Way back in 1996 I wrote an op ed piece for the business pages of the Toronto Globe and Mail in response to the anti-Keynesian musings of Terence Corcoran a business columnist for the Globe and Mail who was convinced that Keynes was dead and buried for good. Clearly I didn’t agree and I said so in my piece. I think the piece still speaks to some of the current situation so I am reprinting it in this post. It appeared in the Globe and Mail, April 2, 1996.
Terence Corcoran is convinced that in the long run Keynesianism is dead. He could not be more wrong. In fact we are on the brink of a major revival of Keynes’s approach to policy. The suggestion that government spending cuts stimulate private investment other things being equal clearly violates both common sense and economic logic. Before people will invest, they need strong positive expectations about the future aggregate demand for the products and services their investments will produce. Keynes called these expectations “animal spirits.”
To the extent that government cuts withdraw purchasing power from the economy, as they must, since the saved revenues are being directed at deficit reduction, the only alternative source of domestic demand for these new products and services are the untapped savings of consumers and producers themselves, or the new incomes associated with the new investments. These incomes must initially be derived from bank loans or entrepreneurial savings. Since in Mr. Corcoran’s vision savings fuel new investments, we have to look elsewhere for the source of demand. Workers laid off from the public sector cannot be the source, and the workers involved in producing the new investments are bound to be too few to buy all the goods and services produced. Where will the aggregate demand come from ?
The layoffs of public sector workers simply fuels the fear of other workers that they may suffer layoffs in the future. Consumers rationally assume that job security everywhere is lessened whenever downsizing and layoffs become the order of the day. What starts as a public sector depression quickly spreads to the economy as a whole. If downsizing is practiced by our trading partners increased foreign demand cannot be the source of the required demand.

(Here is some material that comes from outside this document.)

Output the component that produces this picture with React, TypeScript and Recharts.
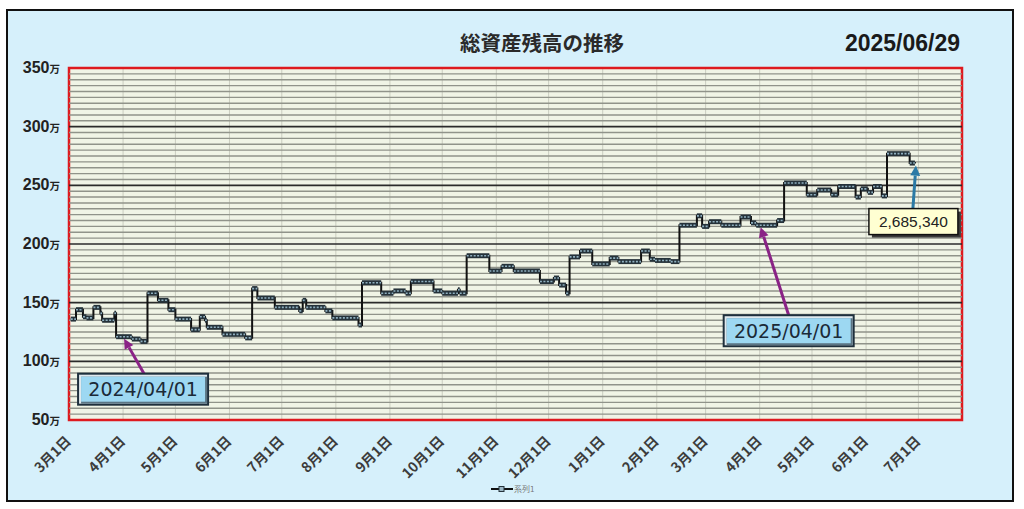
import React from 'react'
import {
  LineChart,
  Line,
  XAxis,
  YAxis,
  CartesianGrid,
  ReferenceLine,
  ReferenceArea,
  ReferenceDot,
} from 'recharts'

// 残高が変わった日付と、その日からの残高（万円）
const stepDates = [
  '2024-03-02', '2024-03-05', '2024-03-09', '2024-03-11', '2024-03-15', '2024-03-19',
  '2024-03-20', '2024-03-27', '2024-03-28', '2024-04-06', '2024-04-11', '2024-04-15',
  '2024-04-21', '2024-04-27', '2024-05-01', '2024-05-10', '2024-05-15', '2024-05-18',
  '2024-05-19', '2024-05-28', '2024-06-10', '2024-06-14', '2024-06-17', '2024-06-27',
  '2024-07-11', '2024-07-13', '2024-07-15', '2024-07-26', '2024-07-30', '2024-08-14',
  '2024-08-16', '2024-08-27', '2024-09-03', '2024-09-10', '2024-09-13', '2024-09-26',
  '2024-10-01', '2024-10-10', '2024-10-11', '2024-10-15', '2024-10-28', '2024-11-04',
  '2024-11-11', '2024-11-26', '2024-12-04', '2024-12-07', '2024-12-11', '2024-12-13',
  '2024-12-19', '2024-12-26', '2025-01-05', '2025-01-10', '2025-01-23', '2025-01-28',
  '2025-01-31', '2025-02-09', '2025-02-14', '2025-02-24', '2025-02-27', '2025-03-03',
  '2025-03-10', '2025-03-21', '2025-03-27', '2025-03-30', '2025-04-11', '2025-04-15',
  '2025-04-28', '2025-05-04', '2025-05-12', '2025-05-16', '2025-05-26', '2025-05-29',
  '2025-06-02', '2025-06-05', '2025-06-10', '2025-06-13', '2025-06-26', '2025-06-29',
]
const stepValues = [
  136, 144, 138, 137, 146, 141,
  135, 141, 121, 119, 117, 158,
  152, 144, 136, 127, 138, 135,
  129, 123, 120, 162, 154, 146,
  143, 152, 146, 143, 137, 131,
  167, 158, 160, 158, 168, 160,
  158, 161, 158, 190, 177, 181,
  177, 168, 171, 165, 158, 189,
  194, 183, 188, 185, 194, 187,
  186, 185, 216, 224, 215, 219,
  216, 223, 218, 216, 220, 252,
  242, 246, 242, 249, 240, 247,
  244, 249, 241, 277, 269, 268.534,
]

const monthTicks = [
  '2024-03-01', '2024-04-01', '2024-05-01', '2024-06-01', '2024-07-01', '2024-08-01',
  '2024-09-01', '2024-10-01', '2024-11-01', '2024-12-01', '2025-01-01', '2025-02-01',
  '2025-03-01', '2025-04-01', '2025-05-01', '2025-06-01', '2025-07-01',
]
const monthLabels = [
  '3月1日', '4月1日', '5月1日', '6月1日', '7月1日', '8月1日', '9月1日', '10月1日',
  '11月1日', '12月1日', '1月1日', '2月1日', '3月1日', '4月1日', '5月1日', '6月1日', '7月1日',
]
const yTicks = [50, 100, 150, 200, 250, 300, 350]
const majorLines = [100, 150, 200, 250, 300]
const axisStart = '2024-03-01'
const axisEnd = '2025-07-26'
const asOfDate = '2025/06/29'
const latestLabel = '2,685,340'
const markDates = ['2024-04-01', '2025-04-01']

const toDay = (s: string) => {
  const [y, m, d] = s.split('-').map(Number)
  return Date.UTC(y, m - 1, d) / 86400000
}

const data = stepDates.map((d, i) => ({ day: toDay(d), value: stepValues[i] }))

// 5万ごとの細い横線
const minorLines: number[] = []
for (let v = 55; v < 350; v += 5) if (v % 50 !== 0) minorLines.push(v)

const valueOn = (s: string) => {
  const t = toDay(s)
  let v = stepValues[0]
  data.forEach((p) => {
    if (p.day <= t) v = p.value
  })
  return v
}

const NUM_FONT = '"Liberation Sans", Arial, sans-serif'
const JP_FONT = '"Noto Sans CJK JP", "Noto Sans", sans-serif'

const YTick = ({ x, y, payload, anchor }: any) => (
  <text x={x} y={y} dy={5} textAnchor={anchor} fill="#222" fontFamily={NUM_FONT} fontWeight="bold">
    <tspan fontSize={16}>{payload.value}</tspan>
    <tspan fontSize={10.5} fontFamily={JP_FONT}>万</tspan>
  </text>
)

const XTick = ({ x, y, index }: any) => (
  <g transform={`translate(${x + 3},${y + 22})`}>
    <text
      transform="rotate(-45)"
      textAnchor="end"
      fill="#3c3c3c"
      fontSize={14}
      fontWeight="bold"
      fontFamily={JP_FONT}
    >
      {monthLabels[index]}
    </text>
  </g>
)

const arrowHead = (x1: number, y1: number, x2: number, y2: number, color: string) => {
  const a = Math.atan2(y2 - y1, x2 - x1)
  const len = 10
  const w = 5
  const bx = x2 - len * Math.cos(a)
  const by = y2 - len * Math.sin(a)
  const pts = [
    [x2, y2],
    [bx + w * Math.sin(a), by - w * Math.cos(a)],
    [bx - w * Math.sin(a), by + w * Math.cos(a)],
  ]
  return (
    <g>
      <line x1={x1} y1={y1} x2={bx} y2={by} stroke={color} strokeWidth={3} />
      <polygon points={pts.map((p) => p.join(',')).join(' ')} fill={color} />
    </g>
  )
}

const DateCallout = ({ cx, cy, label, dx, dy, ax }: any) => {
  const bx = cx + dx
  const by = cy + dy
  const w = 132
  const h = 33
  return (
    <g>
      {arrowHead(cx + ax, by + 1, cx + 1, cy + 2, '#8a2386')}
      <rect x={bx} y={by} width={w} height={h} fill="#1e2f3c" />
      <rect x={bx + 2} y={by + 2} width={w - 4} height={h - 4} fill="#dfe9ee" />
      <rect x={bx + 4} y={by + 4} width={w - 6} height={h - 6} fill="#5b7584" />
      <rect x={bx + 4} y={by + 4} width={w - 8} height={h - 8} fill="#9dd8f2" />
      <text
        x={bx + w / 2}
        y={by + h / 2 + 7}
        textAnchor="middle"
        fontSize={19}
        fill="#1b2a38"
        fontFamily='"DejaVu Sans", sans-serif'
      >
        {label}
      </text>
    </g>
  )
}

const ValueCallout = ({ cx, cy }: any) => {
  const bx = cx - 46
  const by = cy + 45
  const w = 89
  const h = 26
  return (
    <g>
      {arrowHead(cx - 2, by, cx + 1, cy + 2, '#2b7aa6')}
      <rect x={bx + 3} y={by + 3} width={w} height={h} fill="#3a3a3a" />
      <rect x={bx} y={by} width={w} height={h} fill="#ffffd2" stroke="#111" strokeWidth={1.5} />
      <text x={bx + w / 2} y={by + h / 2 + 5.5} textAnchor="middle" fontSize={15.5} fill="#222" fontFamily={NUM_FONT}>
        {latestLabel}
      </text>
    </g>
  )
}

export default function App() {
  const domain = [toDay(axisStart), toDay(axisEnd)]
  const last = data[data.length - 1]
  return (
    <div style={{ position: 'fixed', left: 0, top: 0, width: 1024, height: 509, background: '#fff' }}>
      <div
        style={{
          position: 'absolute',
          left: 6,
          top: 9,
          width: 1008,
          height: 493,
          boxSizing: 'border-box',
          border: '2px solid #111',
          background: '#d6f0fb',
        }}
      />
      <div
        style={{
          position: 'absolute',
          left: 392,
          top: 28,
          width: 300,
          textAlign: 'center',
          fontFamily: JP_FONT,
          fontWeight: 'bold',
          fontSize: 20.5,
          lineHeight: '28px',
          color: '#2a2a2a',
        }}
      >
        総資産残高の推移
      </div>
      <div
        style={{
          position: 'absolute',
          right: 64,
          top: 28,
          fontFamily: NUM_FONT,
          fontWeight: 'bold',
          fontSize: 23,
          lineHeight: '30px',
          color: '#1a1a1a',
        }}
      >
        {asOfDate}
      </div>
      <div style={{ position: 'absolute', left: 0, top: 0 }}>
        <LineChart width={1024} height={509} data={data} margin={{ top: 68, right: 12, bottom: 29, left: 19 }}>
          <CartesianGrid yAxisId="left" horizontal={false} stroke="#cacdc0" strokeWidth={1} fill="#f0f4e6" />
          <XAxis
            dataKey="day"
            type="number"
            domain={domain}
            ticks={monthTicks.map(toDay)}
            allowDataOverflow
            height={60}
            axisLine={false}
            tickLine={false}
            tickSize={0}
            tickMargin={0}
            tick={<XTick />}
            interval={0}
          />
          <YAxis
            yAxisId="left"
            domain={[50, 350]}
            ticks={yTicks}
            width={50}
            axisLine={false}
            tickLine={false}
            tickSize={0}
            tickMargin={9}
            tick={<YTick anchor="end" />}
          />
          <YAxis
            yAxisId="right"
            orientation="right"
            domain={[50, 350]}
            ticks={yTicks}
            width={50}
            axisLine={false}
            tickLine={false}
            tickSize={0}
            tickMargin={11}
            tick={<YTick anchor="start" />}
          />
          {minorLines.map((v) => (
            <ReferenceLine key={'m' + v} yAxisId="left" y={v} stroke="#90938a" strokeWidth={1.4} />
          ))}
          {majorLines.map((v) => (
            <ReferenceLine key={v} yAxisId="left" y={v} stroke="#2b2b2b" strokeWidth={1.6} />
          ))}
          <Line
            yAxisId="left"
            dataKey="value"
            type="stepAfter"
            stroke="#111"
            strokeWidth={2}
            dot={false}
            isAnimationActive={false}
          />
          {data.slice(0, -1).map((p, i) => (
            <ReferenceLine
              key={'b' + i}
              yAxisId="left"
              segment={[
                { x: p.day, y: p.value },
                { x: data[i + 1].day, y: p.value },
              ]}
              stroke="#25323a"
              strokeWidth={5}
            />
          ))}
          {data.slice(0, -1).map((p, i) => (
            <ReferenceLine
              key={'d' + i}
              yAxisId="left"
              segment={[
                { x: p.day, y: p.value },
                { x: data[i + 1].day, y: p.value },
              ]}
              stroke="#8fb0c0"
              strokeWidth={1.6}
              strokeDasharray="2 1.5"
            />
          ))}
          <ReferenceArea
            yAxisId="left"
            x1={domain[0]}
            x2={domain[1]}
            y1={50}
            y2={350}
            fill="none"
            stroke="#de1a1f"
            strokeWidth={2.5}
            ifOverflow="visible"
          />
          <ReferenceDot
            yAxisId="left"
            x={toDay(markDates[0])}
            y={valueOn(markDates[0])}
            shape={(p: any) => <DateCallout cx={p.cx} cy={p.cy} label="2024/04/01" dx={-46} dy={36} ax={21} />}
          />
          <ReferenceDot
            yAxisId="left"
            x={toDay(markDates[1])}
            y={valueOn(markDates[1])}
            shape={(p: any) => <DateCallout cx={p.cx} cy={p.cy} label="2025/04/01" dx={-37} dy={89} ax={29} />}
          />
          <ReferenceDot
            yAxisId="left"
            x={last.day}
            y={last.value}
            shape={(p: any) => <ValueCallout cx={p.cx} cy={p.cy} />}
          />
        </LineChart>
      </div>
      <div style={{ position: 'absolute', left: 491, top: 483, display: 'flex', alignItems: 'center' }}>
        <svg width={22} height={10}>
          <line x1={0} y1={5} x2={22} y2={5} stroke="#111" strokeWidth={2} />
          <rect x={8} y={2.5} width={5} height={5} fill="#9bb6c4" stroke="#25323a" strokeWidth={1} />
        </svg>
        <span style={{ fontFamily: JP_FONT, fontSize: 8, color: '#777', marginLeft: 1 }}>系列1</span>
      </div>
    </div>
  )
}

Whatever stimulus to investment is given by the spectre of government cuts and the vague promise of future tax cuts is quickly overwhelmed when entrepreneurs discover that aggregate demand is not up to their original expectations.
The resulting wave of bankruptcies ensures that in the future these products and services are not produced and national income adjusts downward to a level more commensurate with the higher unemployment and the increased propensity not to spend. Since more than two thirds of government spending are investments in human capital in the health, education and social services sector, simply cutting them to substitute private investments guarantees no new net investment.
The large budget deficits that Canada has been experiencing are the result of excessively high rates of real interest and the higher unemployment they generate. Budget deficits can only be stimulative if they are accompanied by low real rates of interest brought about by greater central bank accommodation of debt. The quickest way to crowd in investment and increase the growth rate is to cut interest rates and restore confidence to consumers that the days of downsizing are a thing of the past. The suggestion that cutbacks in the OECD countries have not slowed growth, other things being equal, flies in the face of the experience of the past decade where elevated unemployment and depressed growth rates have been the predicament of virtually all G7 countries that have followed the monetarist model.
The last time the classical school of laissez-faire ruled the policy roost, it took ten years of depression and a world war to convince people that that classical economic thinking …might be flawed. Despite this abysmal record, half a century later we have forgotten the lesson. Keynes’s original dictum “in the long run we are all dead” could well turn out to be the signature of our age as well as his.
Fortunately, there are signs within academic economics and public policy analysis of a revival of Keynesian thinking. This time it will not be marred by Paul Samuelson’s misinterpretation of the Keynesian model that allowed stagflation to undermine the credibility of Keynes’s doctrine. In Samuelson’s version…(using the Keynesian cross diagram) inflation could only apppear( as excess aggregate demand )only…after full employment was reached. Keynes never believed this to be so, arguing that as the unemployment rate dropped, inflation would rise well before the full employment point.
As Hegel pointed out the owl of Minerva takes flight at dusk. The dark ages of elevated unemployment and unnecessary suffering will be lifted as the light of this change in thinking spreads from the academy. Mr.Corcoran’s column will join those of the writers of the 30s who applauded cuts in hard times as celebrated follies of the financial press.